(begin)

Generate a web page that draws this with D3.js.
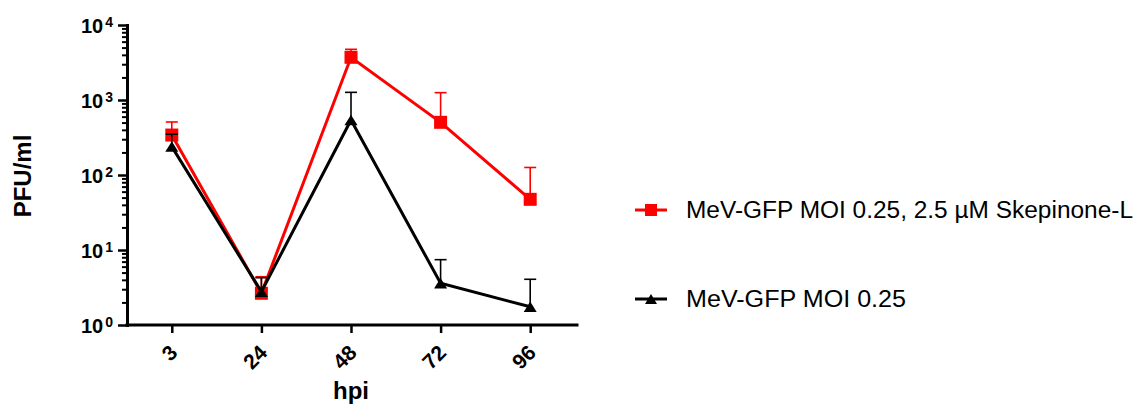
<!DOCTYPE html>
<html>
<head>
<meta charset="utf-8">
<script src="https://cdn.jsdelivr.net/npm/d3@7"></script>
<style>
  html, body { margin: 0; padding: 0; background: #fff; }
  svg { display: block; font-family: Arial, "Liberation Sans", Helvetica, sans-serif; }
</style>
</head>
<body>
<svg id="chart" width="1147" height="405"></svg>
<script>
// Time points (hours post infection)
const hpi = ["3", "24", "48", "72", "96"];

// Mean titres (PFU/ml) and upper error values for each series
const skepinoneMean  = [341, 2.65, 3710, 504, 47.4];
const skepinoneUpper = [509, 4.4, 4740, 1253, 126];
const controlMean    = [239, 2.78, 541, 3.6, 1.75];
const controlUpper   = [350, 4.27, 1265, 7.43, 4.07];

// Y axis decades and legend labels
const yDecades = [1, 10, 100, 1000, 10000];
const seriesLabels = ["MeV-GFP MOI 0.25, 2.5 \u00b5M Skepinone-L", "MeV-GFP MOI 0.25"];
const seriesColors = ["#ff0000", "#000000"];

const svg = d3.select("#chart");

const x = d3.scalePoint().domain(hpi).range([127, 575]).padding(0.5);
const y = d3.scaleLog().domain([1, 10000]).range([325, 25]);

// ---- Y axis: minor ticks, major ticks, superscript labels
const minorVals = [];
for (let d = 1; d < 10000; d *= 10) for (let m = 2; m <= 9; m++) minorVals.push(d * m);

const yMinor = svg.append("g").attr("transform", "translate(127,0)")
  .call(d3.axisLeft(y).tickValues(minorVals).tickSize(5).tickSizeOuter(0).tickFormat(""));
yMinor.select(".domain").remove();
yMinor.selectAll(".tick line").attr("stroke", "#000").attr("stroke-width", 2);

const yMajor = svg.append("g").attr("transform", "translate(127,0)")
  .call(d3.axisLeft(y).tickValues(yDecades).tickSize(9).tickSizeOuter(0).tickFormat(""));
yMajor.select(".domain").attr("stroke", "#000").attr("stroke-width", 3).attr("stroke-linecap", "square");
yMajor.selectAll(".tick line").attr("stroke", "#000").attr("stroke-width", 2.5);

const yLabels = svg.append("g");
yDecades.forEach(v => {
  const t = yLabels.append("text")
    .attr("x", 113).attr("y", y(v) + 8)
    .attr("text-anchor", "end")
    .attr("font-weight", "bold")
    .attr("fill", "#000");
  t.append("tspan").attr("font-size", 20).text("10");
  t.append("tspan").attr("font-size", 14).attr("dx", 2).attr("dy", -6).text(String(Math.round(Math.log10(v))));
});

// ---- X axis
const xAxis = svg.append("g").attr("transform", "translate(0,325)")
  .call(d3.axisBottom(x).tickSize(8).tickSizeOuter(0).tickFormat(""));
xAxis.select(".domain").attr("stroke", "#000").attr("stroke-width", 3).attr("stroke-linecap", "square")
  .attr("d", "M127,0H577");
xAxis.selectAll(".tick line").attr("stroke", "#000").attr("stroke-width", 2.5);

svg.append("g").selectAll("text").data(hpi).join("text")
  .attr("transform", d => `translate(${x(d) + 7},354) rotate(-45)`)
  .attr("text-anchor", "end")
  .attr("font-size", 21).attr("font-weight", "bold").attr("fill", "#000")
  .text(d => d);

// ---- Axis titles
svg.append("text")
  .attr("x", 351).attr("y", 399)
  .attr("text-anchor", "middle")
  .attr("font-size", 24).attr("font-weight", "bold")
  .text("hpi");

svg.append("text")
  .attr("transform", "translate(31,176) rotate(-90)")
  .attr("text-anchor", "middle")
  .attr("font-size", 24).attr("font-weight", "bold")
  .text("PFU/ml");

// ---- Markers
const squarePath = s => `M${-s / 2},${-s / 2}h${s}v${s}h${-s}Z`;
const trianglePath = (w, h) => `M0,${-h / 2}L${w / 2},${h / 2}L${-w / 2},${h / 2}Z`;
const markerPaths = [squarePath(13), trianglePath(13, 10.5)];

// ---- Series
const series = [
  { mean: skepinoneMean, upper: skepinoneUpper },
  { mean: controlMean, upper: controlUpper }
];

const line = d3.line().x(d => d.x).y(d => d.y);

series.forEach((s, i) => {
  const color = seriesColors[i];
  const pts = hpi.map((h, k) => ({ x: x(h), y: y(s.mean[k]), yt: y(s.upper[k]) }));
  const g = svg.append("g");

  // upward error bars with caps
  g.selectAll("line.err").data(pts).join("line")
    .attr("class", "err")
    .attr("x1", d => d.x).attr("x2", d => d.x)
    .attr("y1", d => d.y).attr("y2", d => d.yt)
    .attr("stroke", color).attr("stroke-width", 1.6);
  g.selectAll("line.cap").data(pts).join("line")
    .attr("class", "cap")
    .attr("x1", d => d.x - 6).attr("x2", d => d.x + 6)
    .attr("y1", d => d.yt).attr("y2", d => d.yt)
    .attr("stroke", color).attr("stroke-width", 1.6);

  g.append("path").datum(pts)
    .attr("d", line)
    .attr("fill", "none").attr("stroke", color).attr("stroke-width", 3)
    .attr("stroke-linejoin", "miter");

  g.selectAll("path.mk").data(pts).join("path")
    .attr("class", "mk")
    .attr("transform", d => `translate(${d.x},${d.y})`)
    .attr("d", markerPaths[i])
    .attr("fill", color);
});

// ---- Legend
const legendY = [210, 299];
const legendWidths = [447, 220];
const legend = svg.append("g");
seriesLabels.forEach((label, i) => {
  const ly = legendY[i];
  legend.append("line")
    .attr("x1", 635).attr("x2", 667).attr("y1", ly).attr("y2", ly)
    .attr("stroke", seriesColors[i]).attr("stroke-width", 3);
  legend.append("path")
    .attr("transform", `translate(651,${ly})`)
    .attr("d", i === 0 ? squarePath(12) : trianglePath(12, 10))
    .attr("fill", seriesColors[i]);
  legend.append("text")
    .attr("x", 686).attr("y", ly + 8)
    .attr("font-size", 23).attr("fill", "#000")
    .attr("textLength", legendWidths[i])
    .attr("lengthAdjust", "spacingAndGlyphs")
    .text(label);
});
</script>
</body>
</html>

(end)

# Instruction:
Return nothing but the lines running from the start of the data to the line with "for (let d = 1;", please, both ends included and no pictures.

# Result of this task:
Generate a web page that draws this with D3.js.
<!DOCTYPE html>
<html>
<head>
<meta charset="utf-8">
<script src="https://cdn.jsdelivr.net/npm/d3@7"></script>
<style>
  html, body { margin: 0; padding: 0; background: #fff; }
  svg { display: block; font-family: Arial, "Liberation Sans", Helvetica, sans-serif; }
</style>
</head>
<body>
<svg id="chart" width="1147" height="405"></svg>
<script>
// Time points (hours post infection)
const hpi = ["3", "24", "48", "72", "96"];

// Mean titres (PFU/ml) and upper error values for each series
const skepinoneMean  = [341, 2.65, 3710, 504, 47.4];
const skepinoneUpper = [509, 4.4, 4740, 1253, 126];
const controlMean    = [239, 2.78, 541, 3.6, 1.75];
const controlUpper   = [350, 4.27, 1265, 7.43, 4.07];

// Y axis decades and legend labels
const yDecades = [1, 10, 100, 1000, 10000];
const seriesLabels = ["MeV-GFP MOI 0.25, 2.5 \u00b5M Skepinone-L", "MeV-GFP MOI 0.25"];
const seriesColors = ["#ff0000", "#000000"];

const svg = d3.select("#chart");

const x = d3.scalePoint().domain(hpi).range([127, 575]).padding(0.5);
const y = d3.scaleLog().domain([1, 10000]).range([325, 25]);

// ---- Y axis: minor ticks, major ticks, superscript labels
const minorVals = [];
for (let d = 1; d < 10000; d *= 10) for (let m = 2; m <= 9; m++) minorVals.push(d * m);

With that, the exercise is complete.